I can’t resist a link to this version by The Bunch, sung by the incomparable Sandy Denny.

Guitar Music (1981) is just that; all solo played on a Gibson J-45 and a Lundberg-Martin 12-string. Of Three Walls and Bars, part of Side One Suite, Leo admits it is ‘a musical evocation of my little stay in jail that lasted about three days’. His offence was ‘the standard drinking on the street and “you’re going to jail, buddy”. This was in St Cloud, Minnesota.’ The last track, the lovely Sleep Walk, was written by Johnny, Santo and Ann Farina. Leo says he first heard it ‘coming out of a speaker that was hanging over a pawnshop in Cheyenne, Wyoming’.
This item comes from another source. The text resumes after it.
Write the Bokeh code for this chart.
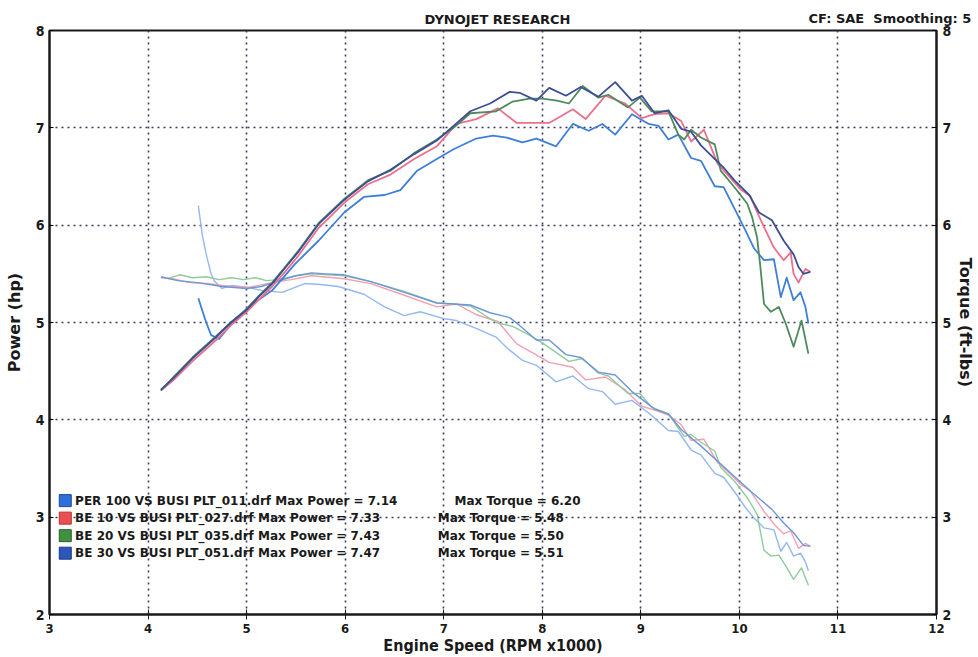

Leo’s last release for Chrysalis was 1983’s Time Step, with guests including Albert Lee and Emmylou Harris. Leo describes the song Julie’s House as ‘an education’.

He says: ‘Emmylou is doing something on that track that the Everly Brothers did, which is having the two voices switching parts. She would adjust my pitch. If I went flat, she would go flat, but not quite as flat. She could do it. She could make these little microtonic things happen that really helped that tune. Without her on it, I don’t think it would’ve worked at all. She showed me so much about singing on that one track.’

There we shall leave the Leo Kottke story, but for those who would like to catch up on his later career, and learn why not all prison gigs are the same, I can recommend this excellent interview from 2018.

Comment

2 Replies to “Leo the lion”

  1. Fabulous and wonderful!

    That’s the first time I’ve listened to Leo Kottke. I’d heard the name but didn’t know anything about him. When I saw the title “Leo the lion” I couldn’t figure out who the subject could be, and hoped that it wasn’t Ten Years After.

    I like Leo’s guitar style. John Peel used to play John Fahey guitar instrumentals that were similar, and I’ve got a Transatlantic Folk Sampler LP which is in the same vein.

    The Bunch was a nice interruption. Sandy Denny sings with such English purity and authority, she almost turns the song into a hymn.

  2. Found this googling for something Kottke-related. Very nice retrospective. I’ve got a couple of albums, and saw him in IL, USA about a dozen years ago, but this gives me many new threads to pull. One quibble: “Endless Sleep” is a cover of Nick Lowe’s song from 1977, not the identically-named Jody Reynolds hit.